Secure.com’s Infrastructure Security teammate is built for exactly this kind of work. It helps security teams:
- Track pentest findings from discovery through to verified remediation via Case Management integration and Risk Analysis workflows
- Maintain evidence in an organized, auditable format with immutable logging and full traceability through the platform’s audit trail system
- Enforce approval workflows through the platform’s No-Code Workflow Automation, ensuring rules of engagement are documented and complete before any test begins
- Keep testing records current across frameworks like SOC 2 and ISO 27001 through automated evidence collection and framework mapping in the Compliance module
Instead of chasing remediation tickets manually or scrambling to assemble evidence packages the week before an audit, your team can stay on top of testing governance throughout the year.
When an auditor asks for 12 months of evidence, it is already in one place, organized, and ready – with audit-ready exports available in PDF, CSV, or JSON format on demand.
That kind of consistency – enabled by continuous compliance monitoring rather than point-in-time assessments – is what turns a one-time compliance effort into a repeatable, defensible process that builds trust with customers, auditors, and leadership alike.
FAQs
Does SOC 2 require penetration testing evidence?
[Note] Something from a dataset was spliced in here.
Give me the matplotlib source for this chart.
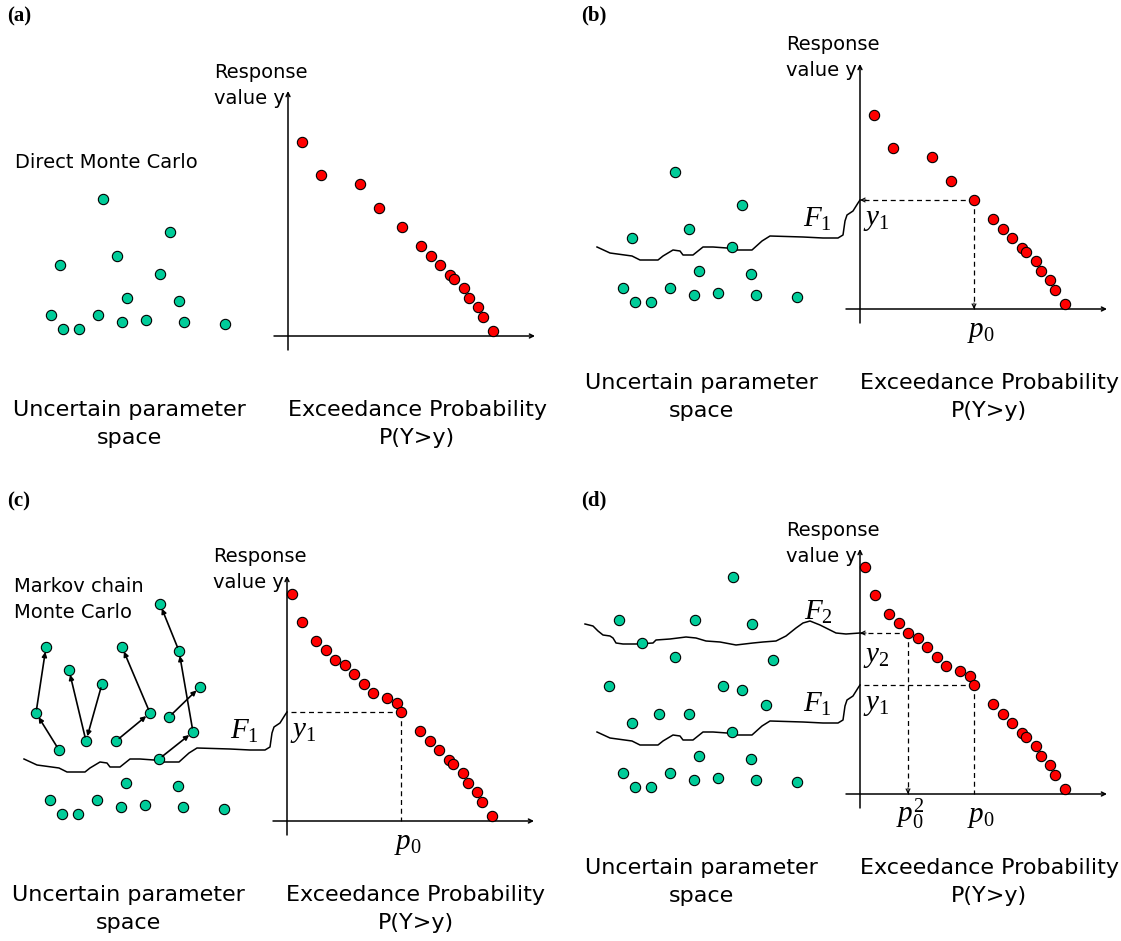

Does ISO 27001 require penetration testing?
How do I know if my pentest report will hold up in an audit?
How often should we run penetration tests for compliance?
Conclusion
Penetration testing only creates compliance value when it is governed, documented, and reported the right way. The test itself is not enough. Auditors want proof: proof that you planned it, controlled it, fixed what it found, and can show the whole chain in writing.
Start with strong governance before the first test begins. Document findings as if your audit depends on it, because it does. Map results to the frameworks you are pursuing. Build an audit trail that answers every question before an auditor thinks to ask it.
Do that consistently and your penetration testing program stops being a compliance burden and starts being the evidence your organization actually needs.